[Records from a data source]
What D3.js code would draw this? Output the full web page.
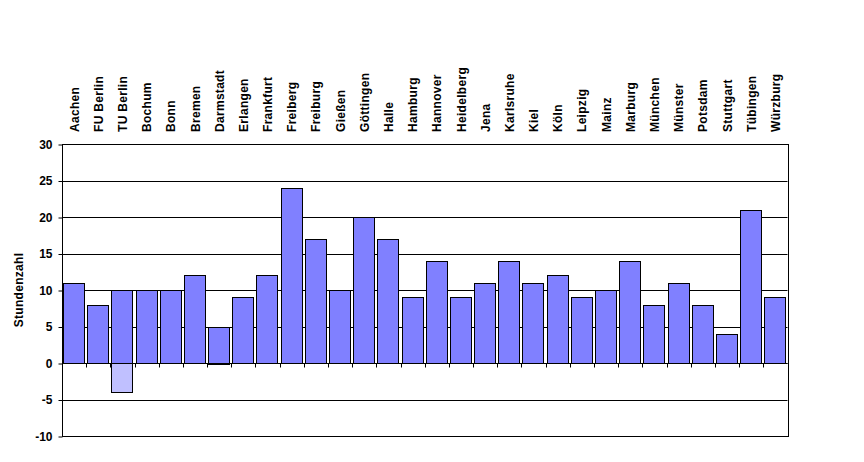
<!DOCTYPE html>
<html>
<head>
<meta charset="utf-8">
<script src="https://cdn.jsdelivr.net/npm/d3@7"></script>
<style>
  html, body { margin: 0; padding: 0; background: #fff; }
  svg { display: block; }
  text { font-family: "Liberation Sans", Arial, sans-serif; font-weight: bold; font-size: 12px; fill: #000; }
</style>
</head>
<body>
<svg id="chart" width="864" height="462"></svg>
<script>
const categories = ["Aachen","FU Berlin","TU Berlin","Bochum","Bonn","Bremen","Darmstadt","Erlangen","Frankfurt","Freiberg","Freiburg","Gießen","Göttingen","Halle","Hamburg","Hannover","Heidelberg","Jena","Karlsruhe","Kiel","Köln","Leipzig","Mainz","Marburg","München","Münster","Potsdam","Stuttgart","Tübingen","Würzburg"];
const hours = [11,8,10,10,10,12,5,9,12,24,17,10,20,17,9,14,9,11,14,11,12,9,10,14,8,11,8,4,21,9];
const negativeHours = [0,0,-4,0,0,0,0,0,0,0,0,0,0,0,0,0,0,0,0,0,0,0,0,0,0,0,0,0,0,0];
const yTicks = [-10,-5,0,5,10,15,20,25,30];
const yLabel = "Stundenzahl";

(function () {
const svg = d3.select("#chart");
const pLeft = 62, pRight = 787.5, pTop = 144, pBottom = 436;

const x = d3.scaleBand().domain(categories).range([pLeft, pRight]).paddingInner(0.08).paddingOuter(0.04);
const y = d3.scaleLinear().domain([-10, 30]).range([pBottom, pTop]);
const step = x.step();
const crisp = v => Math.round(v) + 0.5;

// gridlines
svg.append("g").selectAll("line").data(yTicks).join("line")
  .attr("x1", pLeft).attr("x2", pRight)
  .attr("y1", d => crisp(y(d))).attr("y2", d => crisp(y(d)))
  .attr("stroke", "#000").attr("stroke-width", 1);

// y axis
const yAxis = d3.axisLeft(y).tickValues(yTicks).tickSize(4).tickPadding(6).tickFormat(d => String(d));
const ga = svg.append("g").attr("transform", `translate(${crisp(pLeft)},0.5)`).call(yAxis);
ga.select(".domain").remove();
ga.selectAll("line").attr("stroke", "#000");
ga.selectAll("text").attr("font-size", 12).attr("font-family", "Liberation Sans, Arial, sans-serif").attr("font-weight", "bold").attr("fill", "#000");

// plot border
svg.append("rect").attr("x", crisp(pLeft)).attr("y", crisp(pTop))
  .attr("width", Math.round(pRight) - Math.round(pLeft)).attr("height", Math.round(pBottom) - Math.round(pTop))
  .attr("fill", "none").attr("stroke", "#000");

// bars
svg.append("g").selectAll("rect").data(categories).join("rect")
  .attr("x", d => Math.round(x(d)) + 0.5)
  .attr("width", Math.round(x.bandwidth()) - 1)
  .attr("y", (d, i) => crisp(y(Math.max(0, hours[i]))))
  .attr("height", (d, i) => Math.round(Math.abs(y(hours[i]) - y(0))))
  .attr("fill", "#8080ff").attr("stroke", "#000");

svg.append("g").selectAll("rect").data(categories.filter((c, i) => negativeHours[i] !== 0)).join("rect")
  .attr("x", d => Math.round(x(d)) + 0.5)
  .attr("width", Math.round(x.bandwidth()) - 1)
  .attr("y", d => crisp(y(0)))
  .attr("height", d => Math.round(Math.abs(y(negativeHours[categories.indexOf(d)]) - y(0))))
  .attr("fill", "#c0c0ff").attr("stroke", "#000");

// zero axis with category ticks
svg.append("line").attr("x1", pLeft).attr("x2", pRight)
  .attr("y1", crisp(y(0))).attr("y2", crisp(y(0))).attr("stroke", "#000");
const bounds = d3.range(categories.length + 1).map(i => pLeft + i * step);
svg.append("g").selectAll("line").data(bounds).join("line")
  .attr("x1", d => crisp(d)).attr("x2", d => crisp(d))
  .attr("y1", crisp(y(0))).attr("y2", crisp(y(0)) + 4)
  .attr("stroke", "#000");

// category labels (rotated, above plot)
svg.append("g").selectAll("text").data(categories).join("text")
  .attr("transform", d => `translate(${x(d) + x.bandwidth() / 2 + 4.5},132) rotate(-90)`)
  .attr("text-anchor", "start")
  .attr("letter-spacing", "0.3px")
  .text(d => d);

// y label
svg.append("text").attr("transform", "translate(23,290) rotate(-90)")
  .attr("text-anchor", "middle").attr("letter-spacing", "0.3px").text(yLabel);
})();
</script>
</body>
</html>
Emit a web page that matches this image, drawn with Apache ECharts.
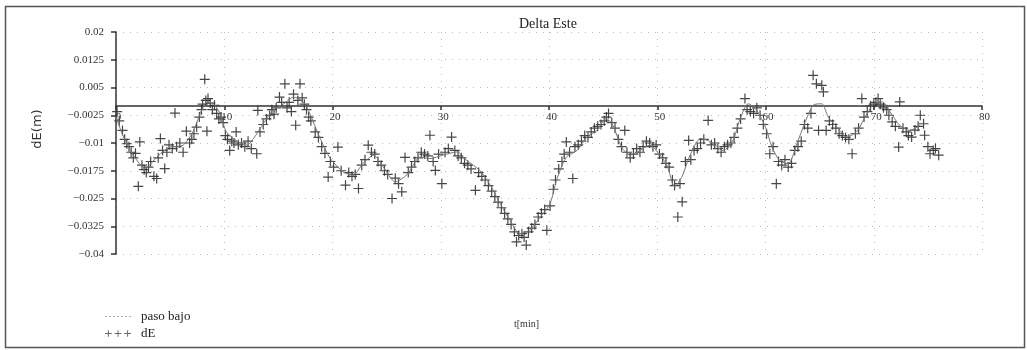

• [The task]: Determine how many lines of the records above contain the word "with", and report only that number.

• [Result]: 2